* Task brief *
From the entries below, reproduce exactly the lines from the one with "Clone this chart in matplotlib." through the one with "from matplotlib.patches import Rectangle", both included, without images.

○ ○ ○ ○

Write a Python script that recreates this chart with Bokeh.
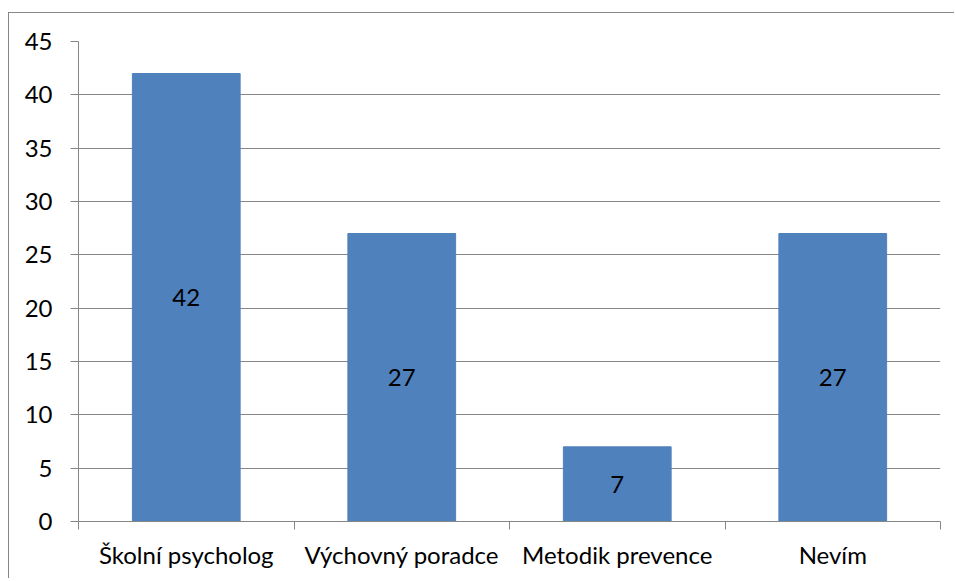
from bokeh.plotting import figure
from bokeh.models import Range1d, FixedTicker, ColumnDataSource, LabelSet
from bokeh.core.properties import value
from bokeh.embed import file_html
from bokeh.resources import INLINE

categories = ["Školní psycholog", "Výchovný poradce", "Metodik prevence", "Nevím"]
values = [42, 27, 7, 27]
y_ticks = [0, 5, 10, 15, 20, 25, 30, 35, 40, 45]

FONT = "Lato"
GRAY = "#868686"

xs = [i + 0.5 for i in range(len(categories))]
src = ColumnDataSource(dict(
    x=xs,
    top=values,
    mid=[v / 2 for v in values],
    lab=[str(v) for v in values],
))

p = figure(width=946, height=566, output_backend="svg", toolbar_location=None,
           x_range=Range1d(0, len(categories)), y_range=Range1d(0, 45),
           min_border_left=69, min_border_top=28, min_border_right=15, min_border_bottom=58)
p.styles = {"margin-top": "12px", "margin-left": "8px",
            "border-left": "1px solid " + GRAY, "border-top": "1px solid " + GRAY}
p.outline_line_color = None
p.background_fill_color = "white"
p.border_fill_color = "white"

p.vbar(x="x", top="top", bottom=0, width=0.5, source=src,
       fill_color="#4F81BD", line_color="#4F81BD")

labels = LabelSet(x="x", y="mid", text="lab", source=src,
                  text_align="center", text_baseline="middle",
                  text_font=value(FONT), text_font_size=value("24px"), text_color="black")
p.add_layout(labels)

# y axis
p.yaxis.ticker = FixedTicker(ticks=y_ticks)
p.yaxis.axis_line_color = GRAY
p.yaxis.major_tick_line_color = GRAY
p.yaxis.major_tick_out = 8
p.yaxis.major_tick_in = 0
p.yaxis.minor_tick_line_color = None
p.yaxis.major_label_text_font = FONT
p.yaxis.major_label_text_font_size = "24px"
p.yaxis.major_label_text_color = "black"
p.yaxis.major_label_standoff = 18

# x axis: labels at centres, ticks at boundaries
p.xaxis.ticker = FixedTicker(ticks=xs, minor_ticks=list(range(len(categories) + 1)))
p.xaxis.major_label_overrides = {x: c for x, c in zip(xs, categories)}
p.xaxis.axis_line_color = GRAY
p.xaxis.major_tick_line_color = None
p.xaxis.minor_tick_line_color = GRAY
p.xaxis.minor_tick_out = 8
p.xaxis.minor_tick_in = 0
p.xaxis.major_label_text_font = FONT
p.xaxis.major_label_text_font_size = "24px"
p.xaxis.major_label_text_color = "black"
p.xaxis.major_label_standoff = 10

p.xgrid.grid_line_color = None
p.ygrid.ticker = FixedTicker(ticks=y_ticks)
p.ygrid.grid_line_color = GRAY
p.ygrid.grid_line_width = 1

open("out.html", "w").write(file_html(p, INLINE))
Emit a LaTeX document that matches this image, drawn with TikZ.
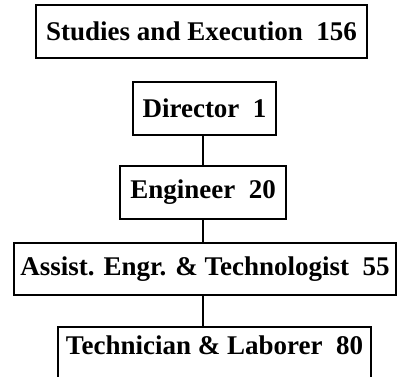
\documentclass[tikz,border=0pt]{standalone}
\usepackage{fontspec}
\setmainfont{Liberation Serif}
\usepackage{tikz}
\usetikzlibrary{calc}

\tikzset{
    staff/.style={draw, line width=1.2pt, inner sep=0pt, font=\fontsize{27}{30}\selectfont\bfseries},
    link/.style={line width=2pt}
}

\begin{document}
\begin{tikzpicture}[x=1pt, y=-1pt]
        \useasboundingbox (0,0) rectangle (397,377);

        % Boxes, top to bottom.
        \node[staff, minimum width=331pt, minimum height=53pt] (studies) at (201.5,31.5) {Studies and Execution~~156};
        \node[staff, minimum width=143pt, minimum height=53pt] (dir) at (204.5,108.5) {Director~~1};
        \node[staff, minimum width=166pt, minimum height=53pt] (eng) at (203,192.5) {Engineer~~20};
        \node[staff, minimum width=382pt, minimum height=52pt] (asst) at (205,269) {Assist. Engr. \& Technologist~~55};
        \node[staff, minimum width=313pt, minimum height=53pt, text depth=17pt] (tech) at (214.5,353.5) {Technician \& Laborer~~80};

        % Links.
        \draw[link] (dir.south -| eng) -- (eng.north);
        \draw[link] (eng.south) -- (eng.south |- asst.north);
        \draw[link] (eng |- asst.south) -- (eng |- tech.north);
    \end{tikzpicture}
\end{document}
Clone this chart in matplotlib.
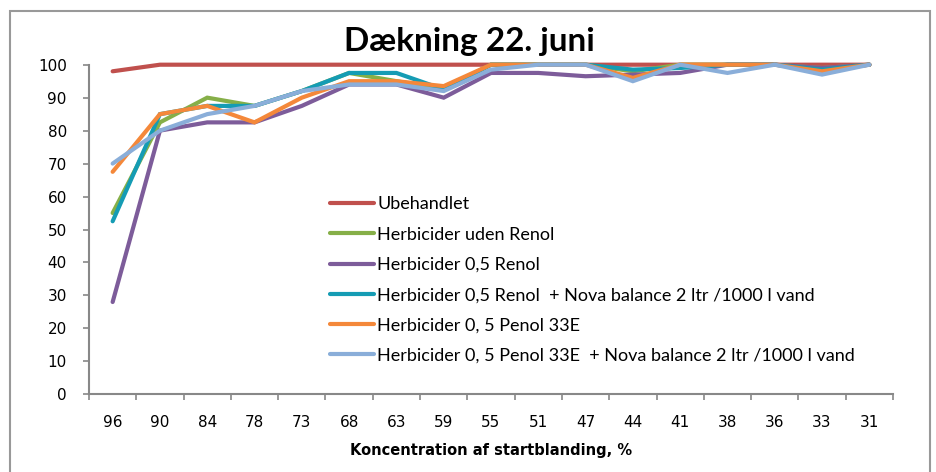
import numpy as np
import matplotlib
matplotlib.use("Agg")
import matplotlib.pyplot as plt
from matplotlib.patches import Rectangle

# data
koncentration = ['96', '90', '84', '78', '73', '68', '63', '59', '55',
                 '51', '47', '44', '41', '38', '36', '33', '31']

ubehandlet = [98, 100, 100, 100, 100, 100, 100, 100, 100, 100, 100, 100, 100, 100, 100, 100, 100]
uden_renol = [55, 82.5, 90, 87.5, 92, 97.5, 95, 92.5, 100, 100, 100, 98, 100, 100, 100, 99, 100]
renol = [28, 80, 82.5, 82.5, 87.5, 94, 94, 90, 97.5, 97.5, 96.5, 97, 97.5, 100, 100, 99, 100]
renol_nova = [52.5, 85, 87.5, 87.5, 92, 97.5, 97.5, 92.5, 100, 100, 100, 98.5, 99, 100, 100, 98.5, 100]
penol = [67.5, 85, 87.5, 82.5, 90, 95, 95, 93.5, 100, 100, 100, 96, 100, 100, 100, 98, 100]
penol_nova = [70, 80, 85, 87.5, 92, 94, 94, 92, 98.5, 100, 100, 95, 100, 97.5, 100, 97, 100]

labels = ['Ubehandlet',
          'Herbicider uden Renol',
          'Herbicider 0,5 Renol',
          'Herbicider 0,5 Renol  + Nova balance 2 ltr /1000 l vand',
          'Herbicider 0, 5 Penol 33E',
          'Herbicider 0, 5 Penol 33E  + Nova balance 2 ltr /1000 l vand']
colors = ['#C0504D', '#86AF48', '#7D5C9A', '#159CB4', '#F4883A', '#8AAED9']
series = [ubehandlet, uden_renol, renol, renol_nova, penol, penol_nova]

fig = plt.figure(figsize=(9.37, 4.72), dpi=100)
ax = fig.add_axes([89/937, 1 - 394.3/472, (893 - 89)/937, (394.3 - 64.7)/472])

x = np.arange(len(koncentration))
for ys, lab, col in zip(series, labels, colors):
    ax.plot(x, ys, color=col, lw=3, label=lab, solid_capstyle='round',
            solid_joinstyle='miter', clip_on=False)

ax.set_xlim(-0.5, len(koncentration) - 0.5)
ax.set_ylim(0, 100)
ax.set_yticks(range(0, 101, 10))
ax.set_xticks(x)
ax.set_xticklabels(koncentration)
ax.set_xticks(np.arange(-0.5, len(koncentration), 1), minor=True)
ax.tick_params(axis='x', which='major', length=0, pad=15, labelsize=11)
ax.tick_params(axis='x', which='minor', length=4, color='#888888', width=1.2)
ax.tick_params(axis='y', length=4, color='#888888', width=1.2, pad=12, labelsize=11)

for s in ['top', 'right']:
    ax.spines[s].set_visible(False)
for s in ['left', 'bottom']:
    ax.spines[s].set_color('#888888')
    ax.spines[s].set_linewidth(1.5)

ax.set_xlabel('Koncentration af startblanding, %', fontsize=10.5, fontweight='bold', labelpad=9)
fig.text(0.501, 0.912, 'Dækning 22. juni', ha='center', va='center',
         fontsize=24, fontweight='bold', family='Lato')

leg = ax.legend(loc='upper left', bbox_to_anchor=(0.289, 0.628), frameon=False,
                handlelength=2.4, handletextpad=0.2, labelspacing=0.79,
                borderpad=0, prop={'family': 'Lato', 'size': 13})

# outer chart border
fig.patches.append(Rectangle((10/937, -0.05), 920/937, 1.05 - 11/472,
                             transform=fig.transFigure, fill=False,
                             edgecolor='#999999', lw=1.5))

fig.savefig('out.png', dpi=100)
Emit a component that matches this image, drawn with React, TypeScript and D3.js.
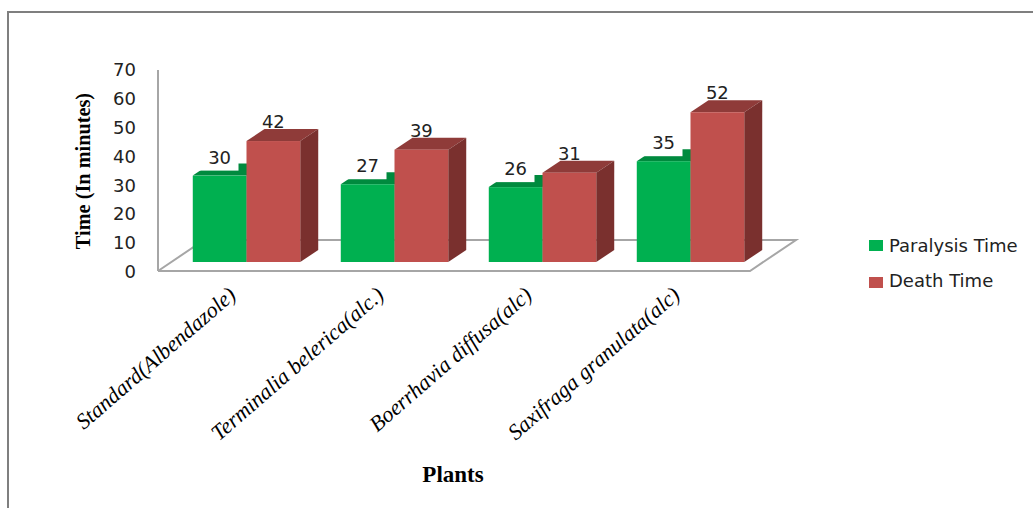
import React from "react";
import * as d3 from "d3";

const categories = [
  "Standard(Albendazole)",
  "Terminalia belerica(alc.)",
  "Boerrhavia diffusa(alc)",
  "Saxifraga granulata(alc)",
];
const paralysisTime = [30, 27, 26, 35];
const deathTime = [42, 39, 31, 52];
const yTicks = [0, 10, 20, 30, 40, 50, 60, 70];
const seriesNames = ["Paralysis Time", "Death Time"];

const W = 1033;
const H = 508;
const DEPTH_X = 18;
const DEPTH_Y = 12;
const FRONT_BASE = 262;
const LABEL_FONT = "'DejaVu Sans', sans-serif";
const SERIF = "'Liberation Serif', serif";

const palette = [
  { front: "#00B050", top: "#008A3E", side: "#007F3A" },
  { front: "#C0504D", top: "#8F3B39", side: "#7A302E" },
];

const x0 = d3.scaleBand<string>().domain(categories).range([172.5, 764.5]).paddingInner(0.274).paddingOuter(0.137);
const x1 = d3.scaleBand<string>().domain(seriesNames).range([0, x0.bandwidth()]);
const y = d3.scaleLinear().domain([0, 70]).range([FRONT_BASE, FRONT_BASE - 201.6]);

function Bar({ x, w, value, colors }: { x: number; w: number; value: number; colors: typeof palette[0] }) {
  const t = y(value);
  const b = y(0);
  const path = d3.path();
  path.moveTo(x, t);
  path.lineTo(x + DEPTH_X, t - DEPTH_Y);
  path.lineTo(x + w + DEPTH_X, t - DEPTH_Y);
  path.lineTo(x + w, t);
  path.closePath();
  const side = d3.path();
  side.moveTo(x + w, t);
  side.lineTo(x + w + DEPTH_X, t - DEPTH_Y);
  side.lineTo(x + w + DEPTH_X, b - DEPTH_Y);
  side.lineTo(x + w, b);
  side.closePath();
  return (
    <g>
      <path d={path.toString()} fill={colors.top} />
      <path d={side.toString()} fill={colors.side} />
      <rect x={x} y={t} width={w} height={b - t} fill={colors.front} />
    </g>
  );
}

export default function App() {
  const floor = d3.line()([
    [158, 271],
    [750, 271],
    [796, 240],
    [204, 240],
    [158, 271],
  ]) as string;
  const w = x1.bandwidth();
  return (
    <svg width={W} height={H} style={{ position: "absolute", left: 0, top: 0, background: "#fff" }}>
      {/* outer frame: only the top and left edges fall inside the canvas */}
      <path d={`M${W},12 H8 V${H}`} fill="none" stroke="#7f7f7f" strokeWidth={2} />

      {/* wall edge and floor of the 3D plot */}
      <path d={floor} fill="none" stroke="#a6a6a6" strokeWidth={2} />
      <line x1={158} x2={158} y1={70} y2={271} stroke="#a6a6a6" strokeWidth={2} />

      {yTicks.map((t) => (
        <text key={t} x={136} y={y(t) + 16} textAnchor="end" fontFamily={LABEL_FONT} fontSize={18} fill="#222">
          {t}
        </text>
      ))}

      {categories.map((c, i) => {
        const gx = x0(c) as number;
        const gx1 = gx + (x1(seriesNames[0]) as number);
        const gx2 = gx + (x1(seriesNames[1]) as number);
        return (
          <g key={c}>
            <Bar x={gx1} w={w} value={paralysisTime[i]} colors={palette[0]} />
            {/* the value label's white box hides part of the green top */}
            <rect x={gx1 - 4} y={y(paralysisTime[i]) - 32} width={w - 4} height={27} fill="#fff" />
            <Bar x={gx2} w={w} value={deathTime[i]} colors={palette[1]} />
            <text x={gx1 + w / 2} y={y(paralysisTime[i]) - 12} textAnchor="middle" fontFamily={LABEL_FONT} fontSize={18} fill="#222">
              {paralysisTime[i]}
            </text>
            <text x={gx2 + w / 2} y={y(deathTime[i]) - 13} textAnchor="middle" fontFamily={LABEL_FONT} fontSize={18} fill="#222">
              {deathTime[i]}
            </text>
            <text
              transform={`translate(${gx2 + w - 63},297) rotate(-41)`}
              textAnchor="end"
              fontFamily={SERIF}
              fontStyle="italic"
              fontSize={22}
              fill="#000"
            >
              {c}
            </text>
          </g>
        );
      })}

      <text
        transform="translate(90,171) rotate(-90)"
        textAnchor="middle"
        fontFamily={SERIF}
        fontWeight="bold"
        fontSize={20.3}
        fill="#000"
      >
        Time (In minutes)
      </text>
      <text x={453} y={482} textAnchor="middle" fontFamily={SERIF} fontWeight="bold" fontSize={23} fill="#000">
        Plants
      </text>

      {seriesNames.map((name, i) => (
        <g key={name}>
          <rect x={869} y={240 + i * 37} width={14} height={11} fill={palette[i].front} />
          <text x={889} y={252 + i * 35} fontFamily={LABEL_FONT} fontSize={18} fill="#222">
            {name}
          </text>
        </g>
      ))}
    </svg>
  );
}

○ ○ ○ ○

* The solution *
Clone this chart in matplotlib.
import numpy as np
import matplotlib
matplotlib.use("Agg")
import matplotlib.pyplot as plt
from matplotlib.patches import Rectangle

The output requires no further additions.